Luchino Visconti
100 registi (e tantissimi film) che migliorano una vita
Il conte Visconti, al secolo Luchino. Non scontata la relazione tra bellezza e appartenenza ad una stirpe aristocratica ma in questo essere umano, forse innata e propria di natali nobili, questa connessione si è rivelata tale nell’eccellere del senso della bellezza come espressione di armonia quasi maniacale, capace di esasperare lo sguardo davanti all’eccesso incantevole della ricerca della perfezione estetica.
La bellezza che il Visconti regista ha saputo firmare, architettare nella costruzione delle scene, sublimare con l’uso del dettaglio, in fondo inizia sempre da subito in lui, dal titolo: leggere, uno dopo l’altro, i titoli accreditati a ciascuna delle sue pellicole sembra proprio conceda di ascoltare, forse toccare, l’apice del bello. Senso, Il Gattopardo, Vaghe stelle dell’Orsa, La caduta degli dei, Morte a Venezia. Sono solo titoli? Non pare: forse più armonie di suoni che poi, al guardare, corrispondono ad una sinfonia d’immagine.
La bellezza di Visconti fa eco non solo nella scelta dei titoli, delle ambientazioni, ma spesso e inevitabilmente anche dei volti che però non vivono mai di sola estetica: sono di una raffinatezza che ammutolisce il ricorrente Helmut Berger o il Bjorn Andresen di Morte a Venezia (1971), pellicola in cui anche l’arte del costume di Piero Tosi concorre al tocco estetico che ascende al sublime, per altro non assente anche in Senso (1954) o ne Il Gattopardo (1963).
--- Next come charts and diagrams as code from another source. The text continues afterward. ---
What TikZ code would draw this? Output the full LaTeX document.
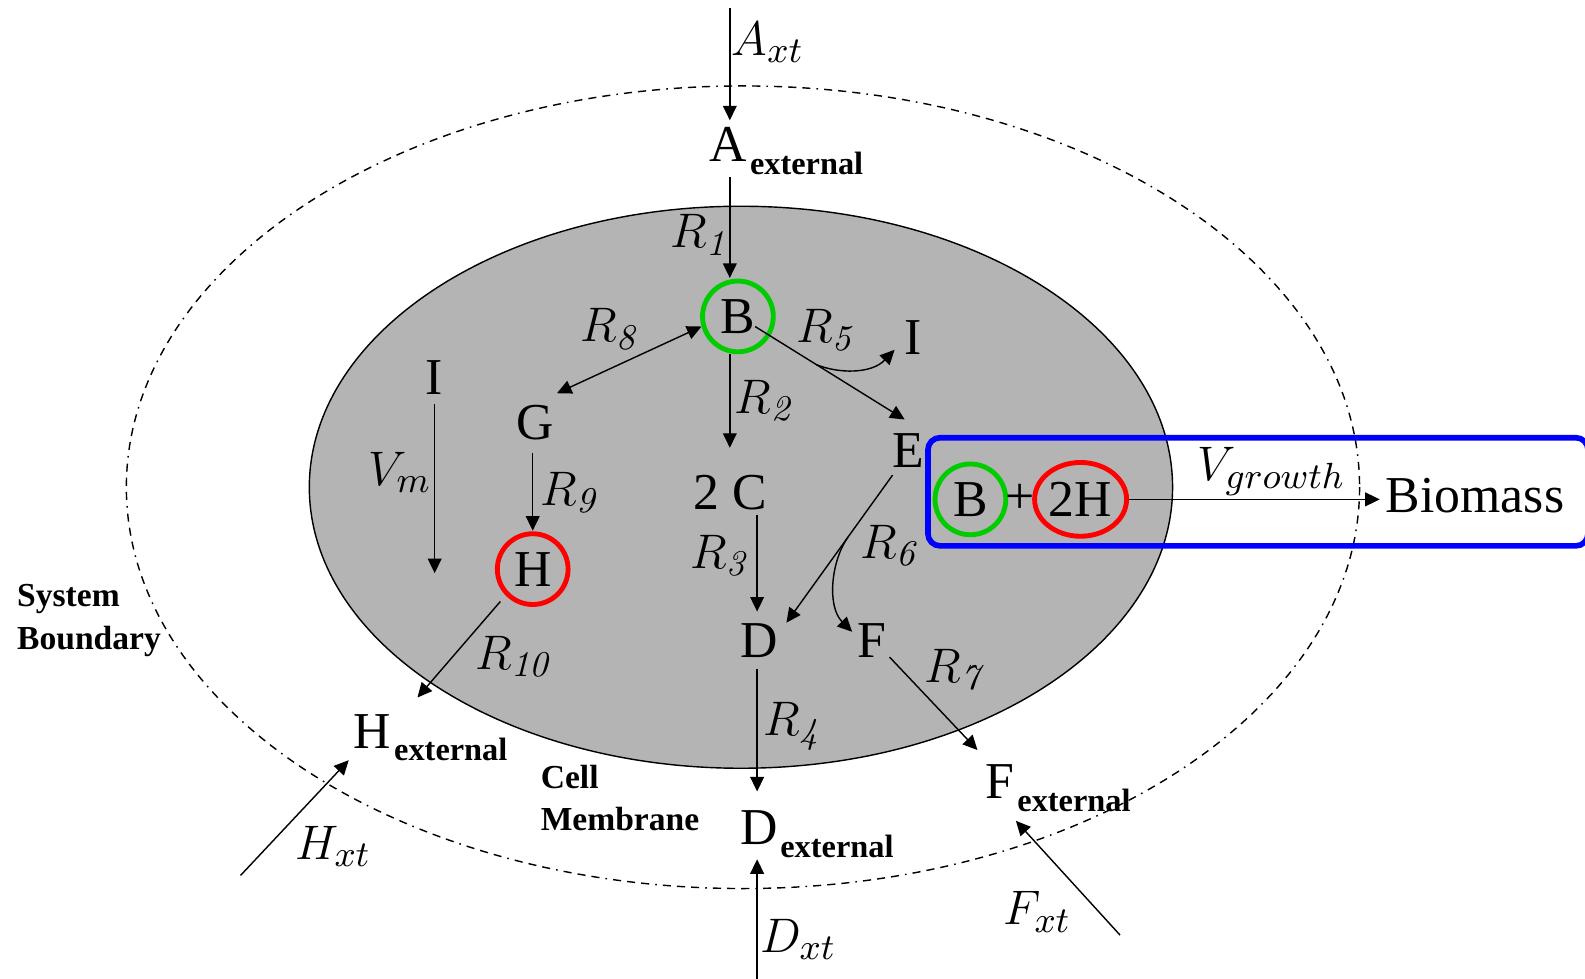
\documentclass[tikz,border=0pt]{standalone}
\usepackage{amsmath}
\usepackage{fontspec}
\setmainfont{Liberation Serif}
\newfontfamily\lmrit[Extension=.otf]{lmroman10-italic}
\usetikzlibrary{arrows.meta,calc,shapes.geometric}
\definecolor{cellgray}{RGB}{180,180,180}
\definecolor{ringgreen}{RGB}{0,204,0}
\definecolor{ringred}{RGB}{255,0,0}
\definecolor{boxblue}{RGB}{0,0,255}
\newcommand\idg[1]{\text{\lmrit #1}}
\begin{document}
\begin{tikzpicture}[x=0.25pt,y=-0.25pt,
  lbl/.style={inner sep=0pt, outer sep=0pt, anchor=base west, font=\fontsize{12.8}{15}\selectfont},
  subx/.style={inner sep=0pt, outer sep=0pt, anchor=base west, font=\fontsize{8}{9}\selectfont\bfseries},
  note/.style={inner sep=0pt, outer sep=0pt, anchor=base west, font=\fontsize{8.3}{10}\selectfont\bfseries},
  ring/.style={circle, draw=#1, line width=1.2pt, minimum size=17.5pt, inner sep=0pt, font=\fontsize{12.8}{15}\selectfont},
  conn/.style={line width=0.35pt},
  arr/.style={conn, -{Triangle[length=3.6pt,width=3.4pt]}},
  darr/.style={conn, {Triangle[length=3.6pt,width=3.4pt]}-{Triangle[length=3.6pt,width=3.4pt]}},
  sysb/.style={line width=0.35pt, dash pattern=on 2pt off 1.5pt on 2pt off 1.5pt on 2pt off 1.5pt on 0.4pt off 1.5pt},
  cellm/.style={fill=cellgray, draw=black, line width=0.35pt},
  hilite/.style={draw=boxblue, line width=1.4pt, rounded corners=3pt}
]
\useasboundingbox (0,0) rectangle (1568,968);
% system boundary and cell membrane
\draw[sysb] (735,482) ellipse [x radius=610, y radius=397];
\draw[cellm] (733,482) ellipse [x radius=427, y radius=278];
% highlight box
\draw[hilite] (918,433) rectangle (1571,540);

% species nodes
\node[lbl] (Aext) at (702,160) {A};
\node[subx] (Aexts) at ($(Aext.base east)+(3,13)$) {external};
\node[ring=ringgreen] (B) at (730,313) {B};
\node[lbl] (G) at (511,435) {G};
\node[lbl] (Ir) at (895,351) {I};
\node[lbl] (E) at (883,462) {E};
\node[lbl] (C2) at (686,504) {2 C};
\node[lbl] (D) at (733,650) {D};
\node[lbl] (F) at (848,650) {F};
\node[ring=ringred] (H) at (527,563) {H};
\node[lbl] (Il) at (421,390) {I};
\node[lbl] (Hext) at (350,740) {H};
\node[subx] (Hexts) at ($(Hext.base east)+(3,12)$) {external};
\node[lbl] (Dext) at (733,835) {D};
\node[subx] (Dexts) at ($(Dext.base east)+(2,13)$) {external};
\node[lbl] (Fext) at (975,790) {F};
\node[subx] (Fexts) at ($(Fext.base east)+(3,13)$) {external};
\node[ring=ringgreen] (Bg) at (960,494) {B};
\node[lbl, anchor=center] (plus) at (1009,494) {+};
\node[ellipse, draw=ringred, line width=1.2pt, minimum width=22.75pt, minimum height=18.25pt, inner sep=0pt, font=\fontsize{12.8}{15}\selectfont] (H2) at (1069,494) {2H};
\node[lbl] (Bio) at (1371,507) {Biomass};

% rate labels
\node[lbl] (Axt) at (724,55) {$A_{xt}$};
\node[lbl] (R1) at (663,245) {$R_{\idg{1}}$};
\node[lbl] (R8) at (574,338) {$R_{\idg{8}}$};
\node[lbl] (R5) at (788,339) {$R_{\idg{5}}$};
\node[lbl] (R2) at (727,409) {$R_{\idg{2}}$};
\node[lbl] (R9) at (535,500) {$R_{\idg{9}}$};
\node[lbl] (Vm) at (365,480) {$V_{m}$};
\node[lbl] (R3) at (683,562) {$R_{\idg{3}}$};
\node[lbl] (R6) at (851,552) {$R_{\idg{6}}$};
\node[lbl] (R7) at (915,675) {$R_{\idg{7}}$};
\node[lbl] (R10) at (470,662) {$R_{\idg{10}}$};
\node[lbl] (R4) at (755,728) {$R_{\idg{4}}$};
\node[lbl] (Hxt) at (292,850) {$H_{xt}$};
\node[lbl] (Dxt) at (752,942) {$D_{xt}$};
\node[lbl] (Fxt) at (993,915) {$F_{xt}$};
\node[lbl] (Vg) at (1185,475) {$V_{growth}$};

% plain labels
\node[note] (Sys) at (17,600) {System};
\node[note] (Bnd) at (17,643) {Boundary};
\node[note] (Cell) at (535,780) {Cell};
\node[note] (Mem) at (535,822) {Membrane};

% free ends
\coordinate (axtop) at (722,8);
\coordinate (dxbot) at (749,968);
\coordinate (fxbot) at (1108,925);
\coordinate (hxbot) at (238,866);
\coordinate (vmend) at (430,567);

% connectors
\draw[arr] (axtop) -- ($(Aext.base west)+(20,-41)$);
\draw[arr] ($(Aext.base west)+(20,15)$) -- ($(B)+(-8,-38)$);
\draw[darr] ($(B)+(-36,10)$) -- ($(G.base west)+(40,-46)$);
\draw[arr] ($(B)+(17,10)$) -- coordinate[pos=0.41] (r5mid) ($(E.base west)+(12,-47)$);
\draw[arr] (r5mid) .. controls ($(r5mid)+(22,9)$) and ($(Ir.base west)+(-33,19)$) .. ($(Ir.base west)+(-10,-5)$);
\draw[arr] ($(B)+(-8,37)$) -- ($(C2.base west)+(36,-61)$);
\draw[arr] ($(G.base west)+(16,13)$) -- ($(H)+(0,-38)$);
\draw[arr] ($(Il.base west)+(9,10)$) -- (vmend);
\draw[arr] ($(C2.base west)+(63,5)$) -- ($(D.base west)+(16,-45)$);
\draw[arr] ($(E.base west)+(0,8)$) -- coordinate[pos=0.42] (r6mid) ($(D.base west)+(45,-34)$);
\draw[arr] (r6mid) .. controls ($(r6mid)+(-17,24)$) and ($(F.base west)+(-30,-50)$) .. ($(F.base west)+(-5,-25)$);
\draw[arr] ($(F.base west)+(32,0)$) -- ($(Fext.base west)+(-8,-48)$);
\draw[arr] ($(D.base west)+(16,12)$) -- ($(Dext.base west)+(16,-52)$);
\draw[arr] (dxbot) -- ($(Dext.base west)+(16,15)$);
\draw[arr] (fxbot) -- ($(Fext.base west)+(30,22)$);
\draw[arr] ($(H)+(-32,32)$) -- ($(Hext.base west)+(63,-50)$);
\draw[arr] (hxbot) -- ($(Hext.base west)+(-5,12)$);
\draw[arr] (H2.east) -- ($(Bio.base west)+(-6,-13)$);
\end{tikzpicture}
\end{document}
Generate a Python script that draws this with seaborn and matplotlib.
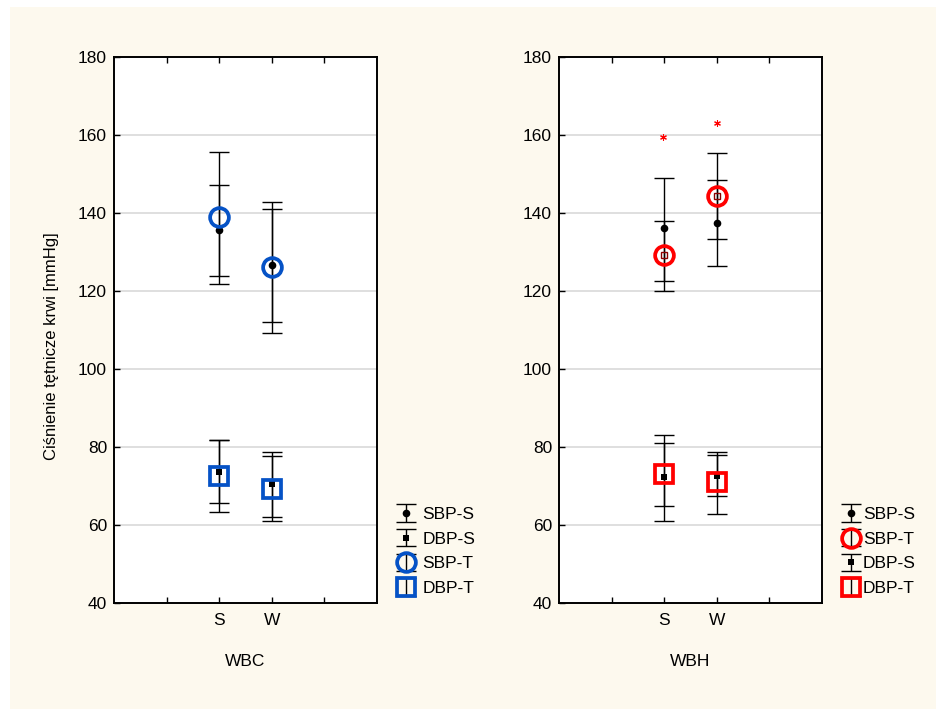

La bellezza salverà il mondo, afferma il principe Mikin ne L’Idiota di Dostoevskij: la bellezza che Luchino Visconti, senza semplificare il suo cinema ad una espressione audiovisiva di sola ricerca estetica naturalmente, e non rendendo qualunquista la frase di Dostoevskij, ha indubbiamente reso per il cinema mondiale un’espressione narrativa in cui il bello non è ridotto soltanto ad un concetto di superficie ma riesce a dimostrare di possedere uno spessore di valore profondo, spesso base imprescindibile di un bel racconto in pellicola.